La licra qui sert a rien à perdu ses procès en appel intenté à Zemmour et Bensoussan.
Camus a gagné en appel .
Renaud Camus au tribunal correctionnel de Paris. L’écrivain célèbre, théoricien du concept de grand remplacement, était poursuivi pour « injure publique envers un groupe de personnes à raison de leur origine ou de leur appartenance à une ethnie, une nation, une race ou une religion ». Et les parties civiles ne manquaient pas, rappelle Le Monde.
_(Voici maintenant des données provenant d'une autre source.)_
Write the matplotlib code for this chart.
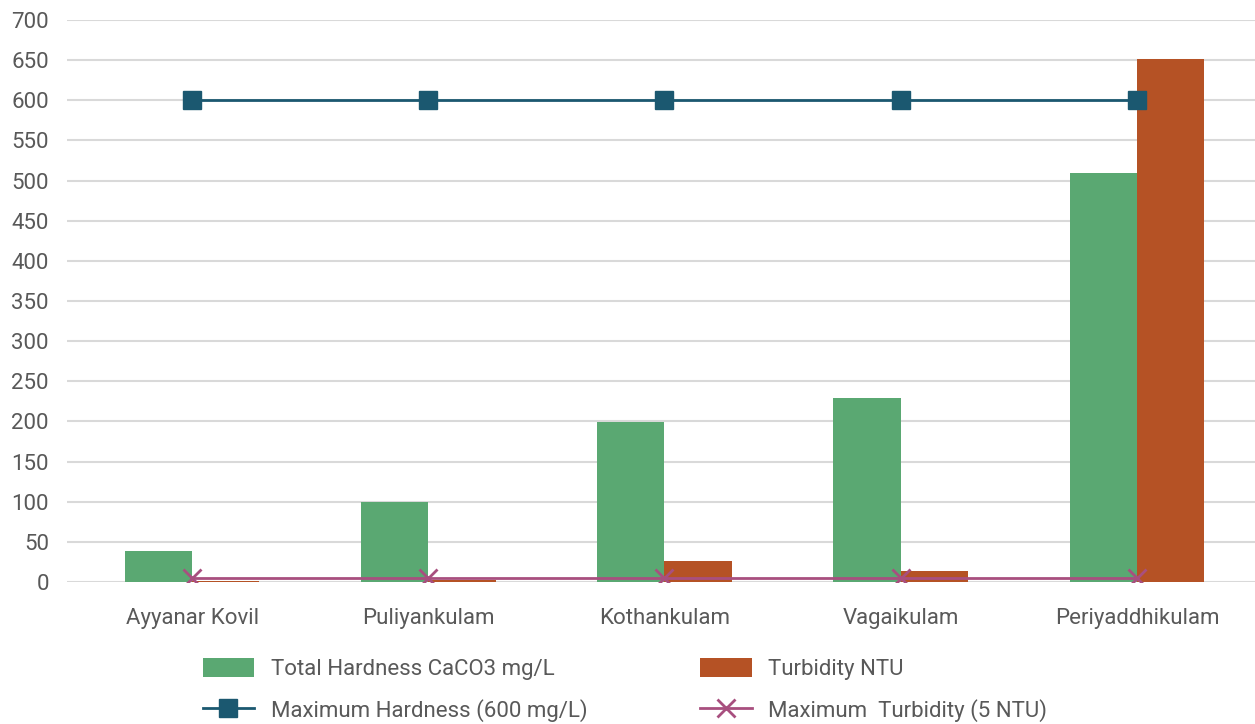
import numpy as np
import matplotlib
matplotlib.use("Agg")
import matplotlib.pyplot as plt

plt.rcParams['font.family'] = ['Roboto', 'DejaVu Sans']

sites = ['Ayyanar Kovil', 'Puliyankulam', 'Kothankulam', 'Vagaikulam', 'Periyaddhikulam']
hardness = [39, 100, 199, 229, 509]
turbidity = [1, 3, 26, 14, 651]
max_hardness = [600, 600, 600, 600, 600]
max_turbidity = [5, 5, 5, 5, 5]

green = '#5aa872'
rust = '#b55225'
navy = '#1b5870'
pink = '#a84f7f'
grey = '#595959'

fig = plt.figure(figsize=(12.55, 7.24), dpi=100)
ax = fig.add_axes([67 / 1255, 1 - 582 / 724, 1188 / 1255, 562 / 724])

x = np.arange(len(sites))
w = 0.285
b1 = ax.bar(x - w / 2, hardness, w, color=green, label='Total Hardness CaCO3 mg/L', zorder=2)
b2 = ax.bar(x + w / 2, turbidity, w, color=rust, label='Turbidity NTU', zorder=2)
l1, = ax.plot(x, max_hardness, color=navy, lw=2, marker='s', markersize=13,
              label='Maximum Hardness (600 mg/L)', zorder=3)
l2, = ax.plot(x, max_turbidity, color=pink, lw=2, marker='x', markersize=13, mew=2,
              label='Maximum  Turbidity (5 NTU)', zorder=3)

ax.set_xlim(-0.5 - 7 / 236.25, len(sites) - 0.5)
ax.set_ylim(0, 700)
ax.set_yticks(np.arange(0, 701, 50))
ax.set_xticks(x)
ax.set_xticklabels(sites)
ax.grid(axis='y', color='#d9d9d9', lw=1.5, zorder=0)
ax.set_axisbelow(True)
for s in ax.spines.values():
    s.set_visible(False)
ax.tick_params(axis='both', length=0, colors=grey, labelsize=16)
ax.tick_params(axis='y', pad=13)
ax.tick_params(axis='x', pad=19)

fig.legend(handles=[b1, l1, b2, l2], ncol=2, loc='center',
           bbox_to_anchor=(0.498, 1 - 690 / 724), frameon=False, fontsize=16,
           labelcolor=grey, handlelength=2.3, handleheight=0.9, columnspacing=5.1,
           labelspacing=0.85, handletextpad=0.75)

fig.savefig('out.png', dpi=100)
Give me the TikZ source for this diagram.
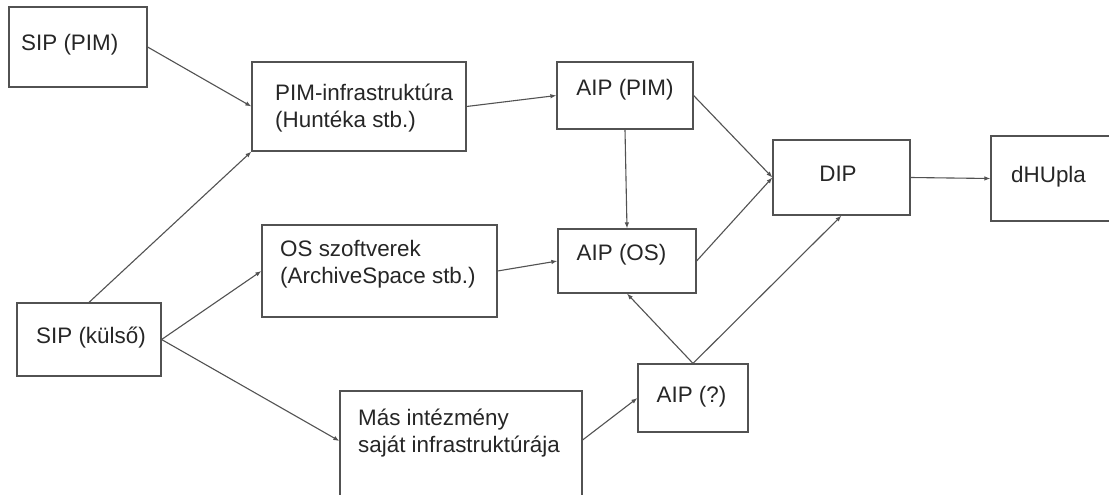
\documentclass[tikz,border=0pt]{standalone}
\usepackage{fontspec}
\setmainfont{Liberation Sans}
\usetikzlibrary{arrows.meta}
\begin{document}
\begin{tikzpicture}[x=1pt,y=-1pt,
  box/.style={draw=black!68, line width=1.2pt, rectangle, inner sep=0pt, fill=none},
  txt/.style={inner sep=0pt, anchor=west, align=left, text=black!85,
    font=\fontsize{22.4}{27}\selectfont},
  conn/.style={draw=black!68, line width=1.1pt, -{Latex[length=6pt,width=4.5pt]}}]
\useasboundingbox (0,0) rectangle (1109,495);
\clip (0,0) rectangle (1109,495);
\fill[white] (0,0) rectangle (1109,495);
% boxes
\node[box, minimum width=138pt, minimum height=80pt] (sippim) at (78,47) {};
\node[box, minimum width=214pt, minimum height=89pt] (pim) at (359,106.5) {};
\node[box, minimum width=136pt, minimum height=67pt] (aippim) at (625,95.5) {};
\node[box, minimum width=137pt, minimum height=75pt] (dip) at (841.5,177.5) {};
\node[box, minimum width=220pt, minimum height=85pt] (dhupla) at (1101,178.5) {};
\node[box, minimum width=235pt, minimum height=92pt] (os) at (379.5,271) {};
\node[box, minimum width=138pt, minimum height=64pt] (aipos) at (627,261) {};
\node[box, minimum width=144pt, minimum height=73pt] (sipk) at (89,339.5) {};
\node[box, minimum width=110pt, minimum height=68pt] (aipq) at (693,398) {};
\node[box, minimum width=242pt, minimum height=130pt] (mas) at (461,456) {};
% texts
\node[txt] (t1) at (21,45) {SIP (PIM)};
\node[txt] (t2) at (275,108) {PIM-infrastruktúra\\(Huntéka stb.)};
\node[txt, anchor=center] (t3) at (625,90) {AIP (PIM)};
\node[txt, anchor=center] (t4) at (838,174) {DIP};
\node[txt] (t5) at (1011,177) {dHUpla};
\node[txt] (t6) at (280,264.5) {OS szoftverek\\(ArchiveSpace stb.)};
\node[txt, anchor=center] (t7) at (621.5,255) {AIP (OS)};
\node[txt] (t8) at (36,338) {SIP (külső)};
\node[txt, anchor=center] (t9) at (691.5,397) {AIP (?)};
\node[txt] (t10) at (358,433.5) {Más intézmény\\saját infrastruktúrája};
% connectors
\draw[conn] (sippim.east) -- (pim.west);
\draw[conn] (sipk.north) -- (pim.south west);
\draw[conn] (pim.east) -- (aippim.west);
\draw[conn] (aippim.east) -- (dip.west);
\draw[conn] (aippim.south) -- (aipos.north);
\draw[conn] (aipos.east) -- (dip.west);
\draw[conn] (dip.east) -- (dhupla.west);
\draw[conn] (os.east) -- (aipos.west);
\draw[conn] (sipk.east) -- (os.west);
\draw[conn] (sipk.east) -- ([yshift=15pt]mas.west);
\draw[conn] ([yshift=16pt]mas.east) -- (aipq.west);
\draw[conn] (aipq.north) -- (aipos.south);
\draw[conn] (aipq.north) -- (dip.south);
\end{tikzpicture}
\end{document}
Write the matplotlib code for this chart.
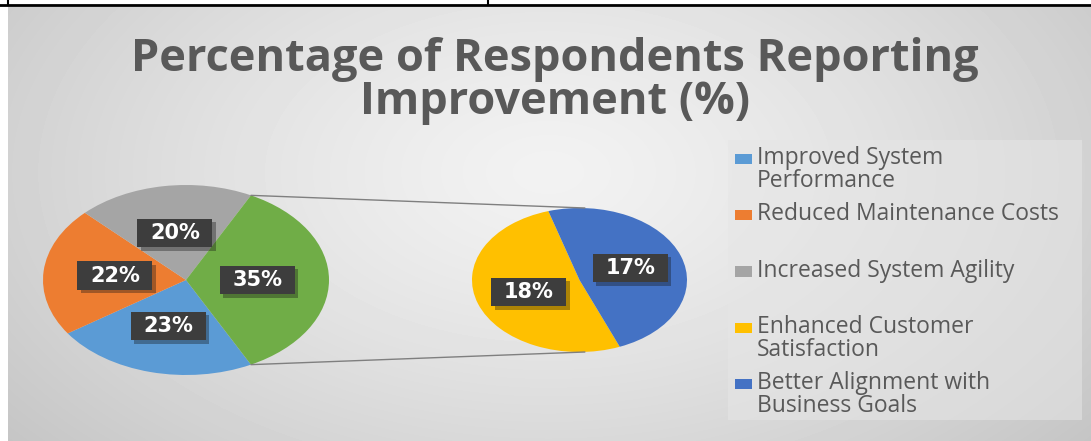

Sur le banc de l’accusation étaient en effet rassemblés la Licra, SOS Racisme, le Mouvement contre le racisme et pour l’amitié entre les peuples (MRAP), l’Union des étudiants juifs de France (UEJF), l’Action internationale pour la justice (AIPJ) et enfin, last but not least, la Délégation interministérielle contre le racisme, l’antisémitisme et la haine anti LGBT ! Cette impressionnante accumulation de parties civiles n’aura pourtant pas suffi à faire condamner Renaud Camus : un compte Twitter tenu par ses proches a annoncé sa relaxe, ce mercredi 10 février 2021.Des préservatifs, la CAF et la banquise
L’objet de la discorde était un simple tweet, publié par le théoricien en février 2019 : « Une boîte de préservatifs offerte en Afrique, c’est trois noyés en moins en Méditerranée, cent mille euros d’économie pour la CAF, deux cellules de prison libérées et trois centimètres de banquise préservée. ». Un tweet présenté comme « humoristique et légèrement caricatural » lors du procès par Me Rimokh, avocat de Renaud Camus. Selon le compte tenu par les proches de ce dernier, sa plaidoirie aurait d’ailleurs été saluée par la Présidente lors de l’énoncé du verdict, qui a estimé que le tweet ne contenait ni « injure, ni incitation à la haine ».